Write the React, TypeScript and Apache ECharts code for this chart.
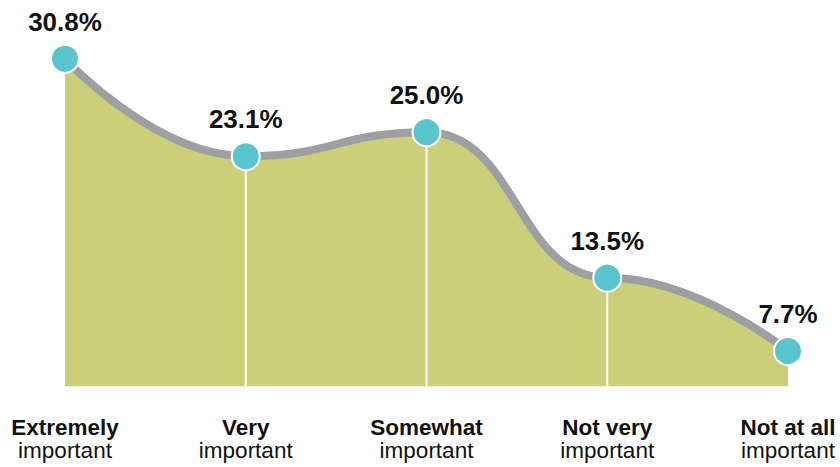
import React, { useEffect, useRef } from "react";
import * as echarts from "echarts";

const categoriesBold = ["Extremely", "Very", "Somewhat", "Not very", "Not at all"];
const categoriesLight = ["important", "important", "important", "important", "important"];
const values = [30.8, 23.1, 25.0, 13.5, 7.7];
const valueLabels = ["30.8%", "23.1%", "25.0%", "13.5%", "7.7%"];

const FONT = '"Liberation Sans", Arial, Helvetica, sans-serif';

export default function App() {
  const ref = useRef<HTMLDivElement>(null);
  useEffect(() => {
    if (!ref.current) return;
    const chart = echarts.init(ref.current, undefined, { renderer: "svg" });
    const cats = categoriesBold.map((b, i) => b + "\n" + categoriesLight[i]);
    const dividers = values.map((v, i) => (i === 0 || i === values.length - 1 ? "-" : v));
    chart.setOption({
      animation: false,
      backgroundColor: "#ffffff",
      grid: { left: 65, right: 52, top: 7, bottom: 80.5 },
      xAxis: {
        type: "category",
        data: cats,
        boundaryGap: false,
        axisLine: { show: false },
        axisTick: { show: false },
        splitLine: { show: false },
        axisLabel: {
          interval: 0,
          margin: 29,
          formatter: (val: string) => {
            const [a, b] = val.split("\n");
            return "{b|" + a + "}\n{n|" + b + "}";
          },
          rich: {
            b: { fontFamily: FONT, fontWeight: "bold", fontSize: 22.5, color: "#111", lineHeight: 23, align: "center" },
            n: { fontFamily: FONT, fontWeight: "normal", fontSize: 22.5, color: "#111", lineHeight: 23, align: "center" },
          },
        },
      },
      yAxis: {
        type: "value",
        min: 4.9,
        max: 34.9,
        show: false,
        splitLine: { show: false },
      },
      series: [
        {
          type: "line",
          data: values,
          smooth: 0.5,
          smoothMonotone: "x",
          symbol: "none",
          lineStyle: { width: 0 },
          areaStyle: { color: "#cccf7a", opacity: 1, origin: "start" },
          z: 1,
          silent: true,
        },
        {
          type: "bar",
          data: dividers,
          barWidth: 2,
          itemStyle: { color: "#ffffff" },
          z: 2,
          clip: true,
          silent: true,
        },
        {
          type: "line",
          data: values,
          smooth: 0.5,
          smoothMonotone: "x",
          symbol: "circle",
          symbolSize: 28,
          showAllSymbol: true,
          lineStyle: { color: "#9e9fa3", width: 8 },
          itemStyle: { color: "#5bc5ce", borderColor: "#ffffff", borderWidth: 2 },
          label: {
            show: true,
            position: "top",
            distance: 9,
            formatter: (p: any) => valueLabels[p.dataIndex],
            fontFamily: FONT,
            fontWeight: "bold",
            fontSize: 26,
            color: "#111",
          },
          z: 3,
        },
      ],
    });
    return () => chart.dispose();
  }, []);
  return (
    <div
      ref={ref}
      style={{ position: "fixed", left: 0, top: 0, width: 840, height: 467, background: "#fff" }}
    />
  );
}
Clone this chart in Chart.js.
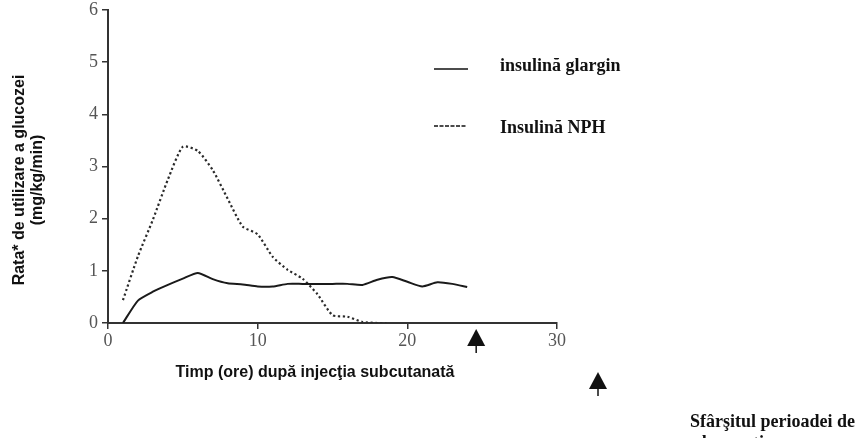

### [Short exercise]
Leave out the pictures. Transcribe only the lines above, from the first through the one that contains "Arial, Helvetica, sans-serif';".

### [Expected output]
Write the React, TypeScript and Apache ECharts code for this chart.
import React, { useEffect, useRef } from "react";
import * as echarts from "echarts";

const categoriesBold = ["Extremely", "Very", "Somewhat", "Not very", "Not at all"];
const categoriesLight = ["important", "important", "important", "important", "important"];
const values = [30.8, 23.1, 25.0, 13.5, 7.7];
const valueLabels = ["30.8%", "23.1%", "25.0%", "13.5%", "7.7%"];

const FONT = '"Liberation Sans", Arial, Helvetica, sans-serif';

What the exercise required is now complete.